Getting found is a long term plan and not something overnight. You can pay some one or DIY.

For instant results you will need paid advertising. To get your site found you need SEO and SEM.

DIY requires an open mind and a can do attitude with lots of reading. 
For SEO its the correct keywords related to your business in the content, header and image tags. There are plenty of sites that tell you how to do it, even run test on your site.

I read Search Engine Journal and the best SEOMoz for current news and tips.

Search engines do like links, not garbage paid links but good quality links from Universities or recognised business. 

Make sure your website is coded correctly too.

Read this: W3Schools Online Web Tutorials

Good luck.


----------



## printingray (Apr 4, 2012)

Trueself said:


> Can anyone tell me how to make your site more search engine friendly.
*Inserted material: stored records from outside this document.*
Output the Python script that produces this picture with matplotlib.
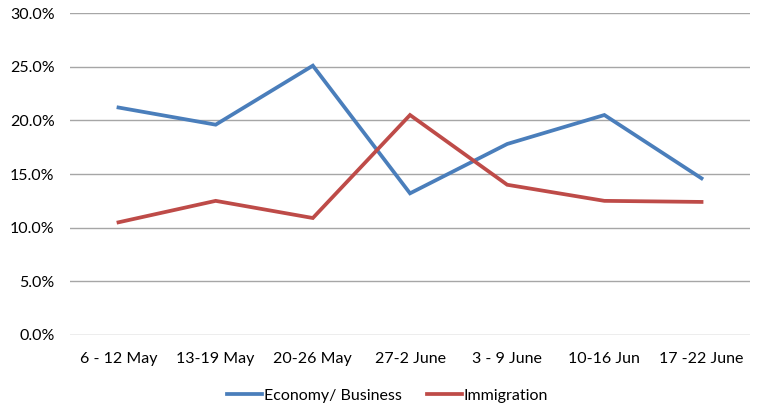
import matplotlib.pyplot as plt
from matplotlib.ticker import PercentFormatter

weeks = ["6 - 12 May", "13-19 May", "20-26 May", "27-2 June", "3 - 9 June", "10-16 Jun", "17 -22 June"]
economy = [21.2, 19.6, 25.1, 13.2, 17.8, 20.5, 14.6]
immigration = [10.5, 12.5, 10.9, 20.5, 14.0, 12.5, 12.4]

plt.rcParams['font.family'] = ['Lato', 'DejaVu Sans']

fig = plt.figure(figsize=(7.6, 4.09), dpi=100)
ax = fig.add_axes([0.092, 0.181, 0.895, 0.787])

x = range(len(weeks))
ax.plot(x, economy, color='#4A7EBB', lw=2.7, label='Economy/ Business', solid_joinstyle='miter')
ax.plot(x, immigration, color='#BE4B48', lw=2.7, label='Immigration', solid_joinstyle='miter')

ax.set_ylim(0, 30)
ax.set_yticks(range(0, 31, 5))
ax.yaxis.set_major_formatter(PercentFormatter(decimals=1))
ax.set_xlim(-0.5, len(weeks) - 0.5)
ax.set_xticks(list(x))
ax.set_xticklabels(weeks)
ax.grid(axis='y', color='#A6A6A6', lw=1)
ax.set_axisbelow(True)
for s in ax.spines.values():
    s.set_visible(False)
ax.tick_params(length=0, labelsize=11.5, colors='black')
ax.tick_params(axis='x', pad=12)
ax.tick_params(axis='y', pad=11)

fig.legend(loc='center', bbox_to_anchor=(0.51, 0.032), ncol=2, frameon=False,
           fontsize=11.5, handlelength=2.2, handletextpad=0.1, columnspacing=1.6)

plt.savefig('out.png', dpi=100)
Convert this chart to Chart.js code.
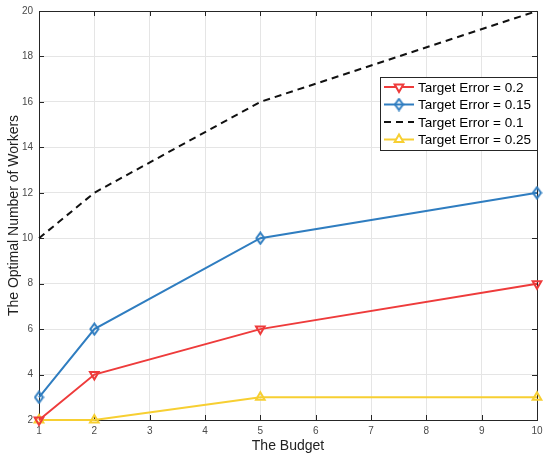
<!DOCTYPE html>
<html>
<head>
<meta charset="utf-8">
<script src="https://cdn.jsdelivr.net/npm/chart.js@4/dist/chart.umd.min.js"></script>
<style>
 html, body { margin: 0; padding: 0; background: #fff; }
 #wrap { width: 544px; height: 455px; }
</style>
</head>
<body>
<div id="wrap"><canvas id="chart" width="544" height="455"></canvas></div>
<script>
// budgets on the x axis
const budgets = [1, 2, 5, 10];
// optimal number of workers per target error
const err02 = [2, 4, 6, 8];
const err015 = [3, 6, 10, 12];
const err01 = [10, 12, 16, 20];
const err025 = [2, 2, 3, 3];
const seriesLabels = ['Target Error = 0.2', 'Target Error = 0.15', 'Target Error = 0.1', 'Target Error = 0.25'];

const RED = '#EE3B3B';
const BLUE = '#2F7DC0';
const BLACK = '#111111';
const YELLOW = '#F7CF32';
const FONT = '"Liberation Sans", Arial, sans-serif';

// tall, narrow diamond like the MATLAB marker
function diamond(color) {
 const c = document.createElement('canvas');
 c.width = 11; c.height = 14;
 const g = c.getContext('2d');
 g.strokeStyle = color;
 g.lineWidth = 2;
 g.beginPath();
 g.moveTo(5.5, 1.5); g.lineTo(9.5, 7); g.lineTo(5.5, 12.5); g.lineTo(1.5, 7);
 g.closePath();
 g.stroke();
 return c;
}

function pts(ys) {
 return budgets.map((x, i) => ({ x: x, y: ys[i] }));
}

function series(label, ys, color, style, rot, dash, radius) {
 return {
  label: label,
  data: pts(ys),
  borderColor: color,
  backgroundColor: color,
  borderWidth: 2,
  borderDash: dash || [],
  pointStyle: style,
  pointRotation: rot,
  pointRadius: radius,
  pointBorderWidth: 2,
  pointBackgroundColor: 'rgba(0,0,0,0)',
  pointBorderColor: color,
  tension: 0,
  clip: false
 };
}

// box, inward ticks and legend in the MATLAB style
const matlabAxes = {
 id: 'matlabAxes',
 beforeDatasetsDraw(chart) {
  const ctx = chart.ctx;
  const a = chart.chartArea;
  const xs = chart.scales.x, ys = chart.scales.y;
  ctx.save();
  ctx.strokeStyle = '#262626';
  ctx.lineWidth = 1;
  ctx.beginPath();
  xs.ticks.forEach(t => {
   const px = Math.round(xs.getPixelForValue(t.value)) + 0.5;
   ctx.moveTo(px, a.bottom); ctx.lineTo(px, a.bottom - 5);
   ctx.moveTo(px, a.top); ctx.lineTo(px, a.top + 5);
  });
  ys.ticks.forEach(t => {
   const py = Math.round(ys.getPixelForValue(t.value)) + 0.5;
   ctx.moveTo(a.left, py); ctx.lineTo(a.left + 5, py);
   ctx.moveTo(a.right, py); ctx.lineTo(a.right - 5, py);
  });
  ctx.stroke();
  ctx.strokeRect(Math.round(a.left) + 0.5, Math.round(a.top) + 0.5,
   Math.round(a.right - a.left), Math.round(a.bottom - a.top));
  ctx.restore();
 },
 afterDraw(chart) {
  const ctx = chart.ctx;
  const bx = 380.5, by = 77.5, bw = 157, bh = 73;
  ctx.save();
  ctx.fillStyle = '#ffffff';
  ctx.fillRect(bx, by, bw, bh);
  ctx.strokeStyle = '#262626';
  ctx.lineWidth = 1;
  ctx.strokeRect(bx, by, bw, bh);
  ctx.font = '13.5px ' + FONT;
  ctx.textBaseline = 'middle';
  chart.data.datasets.forEach((ds, k) => {
   const y = 87 + k * 17.5;
   ctx.strokeStyle = ds.borderColor;
   ctx.lineWidth = 2;
   ctx.setLineDash(ds.borderDash);
   ctx.beginPath();
   ctx.moveTo(384, y); ctx.lineTo(414, y);
   ctx.stroke();
   ctx.setLineDash([]);
   if (ds.pointRadius > 0) {
    ctx.fillStyle = '#ffffff';
    Chart.helpers.drawPoint(ctx, {
     pointStyle: ds.pointStyle,
     rotation: ds.pointRotation,
     radius: ds.pointRadius,
     borderWidth: 2
    }, 399, y);
   }
   ctx.fillStyle = '#000000';
   ctx.fillText(ds.label, 418, y + 1);
  });
  ctx.restore();
 }
};

new Chart(document.getElementById('chart'), {
 type: 'line',
 data: {
  datasets: [
   series(seriesLabels[0], err02, RED, 'triangle', 180, null, 5),
   series(seriesLabels[1], err015, BLUE, diamond(BLUE), 0, null, 5),
   series(seriesLabels[2], err01, BLACK, 'circle', 0, [7, 5], 0),
   series(seriesLabels[3], err025, YELLOW, 'triangle', 0, null, 5)
  ]
 },
 options: {
  responsive: false,
  animation: false,
  layout: { padding: { top: 11, right: 5, left: 0, bottom: 0 } },
  plugins: { legend: { display: false }, tooltip: { enabled: false } },
  scales: {
   x: {
    type: 'linear',
    min: 1, max: 10,
    ticks: { stepSize: 1, padding: 5, color: '#4a4a4a', font: { family: FONT, size: 10 }, maxRotation: 0 },
    grid: { color: '#E5E5E5', drawTicks: false, tickLength: 0 },
    border: { display: false },
    title: { display: true, text: 'The Budget', color: '#222', font: { family: FONT, size: 14 }, padding: { top: 1, bottom: 0 } },
    afterFit(s) { s.height = 35; s.paddingLeft = 0; s.paddingRight = 0; }
   },
   y: {
    type: 'linear',
    min: 2, max: 20,
    ticks: { stepSize: 2, padding: 6, color: '#4a4a4a', font: { family: FONT, size: 10 } },
    grid: { color: '#E5E5E5', drawTicks: false, tickLength: 0 },
    border: { display: false },
    title: { display: true, text: 'The Optimal Number of Workers', color: '#222', font: { family: FONT, size: 14 }, padding: { top: 6, bottom: 0 } },
    afterFit(s) { s.width = 39; s.paddingTop = 0; s.paddingBottom = 0; }
   }
  }
 },
 plugins: [matlabAxes]
});
</script>
</body>
</html>
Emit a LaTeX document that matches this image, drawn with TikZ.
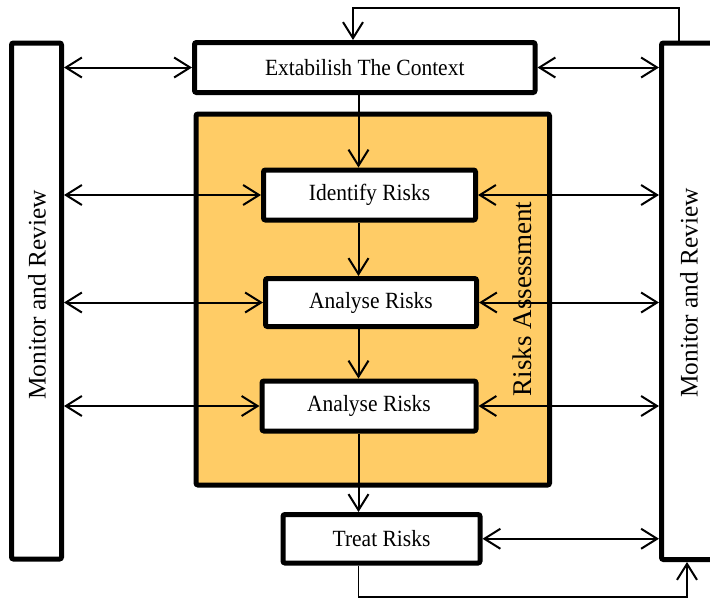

I have submitted my site to yahoo and google but i need to know how to make my sight more visible on the Web thanks


Yahoo submission is not working! because affiliate with Bing webmaster tool, if you want to make your site search engine friendly, you must have to make quality content, do proper SEO, only white hat, get high PR quality backlinks only Do follow.


----------



## lray (Feb 1, 2012)

i would recommend going to your local book store and finding a book about Search Engine Optimization. that question is far to involved to be answered on a forum by a number of different people all with different opinions, on a topic that very few people have a full understanding of (that statement isn't meant to offend anyone it's meant to demonstrate how much grey area there is in SEO). you'll need to keep up with the SEO industry once you start too, because it changes so quickly that what you were doing last year might be something that the big G has decided was a "spam" tactic.


----------



## 22football (Jun 30, 2012)

SE friendly is a big project. Link building is so important.Even painful. You can consult seo expert.


----------



## inkimprints (Jun 14, 2012)

I think relevant content on your page is important. I would not over due the amount of times you use your "MONEY KEYWORD". I have always been told to write content for people not for search engines. If you do that your pages will get indexed and noticed and you will start to gain natural links without even trying.

Of course you still need to build credible links on your own on top of natural links.


----------



## foot print (Jun 2, 2010)

Thanks everyone for the great info...


----------



## ros74 (Nov 13, 2007)

There are many ways to make your site more search engine friendly.

The most important one is to make sure Google and other bots can read your content

Use search engine friendly urls. ie. myshop.com/cool-skull-t-shirt/ instead of myshop.com/?page=2
Make sure your robots.txt file is not blocking Google's (and other main) spider bots.
Tell Google, Yahoo, Bing about your website's pages: Include a sitemaps file. 
Make sure each of your pages has a unique Page Title and Description, and use them to describe your content and entice the user to click. (Research about Meta Title and Meta Description Tags), make it descriptive enough to describe your page to an user to click on it.

The list can be very long... This is just a good start.


----------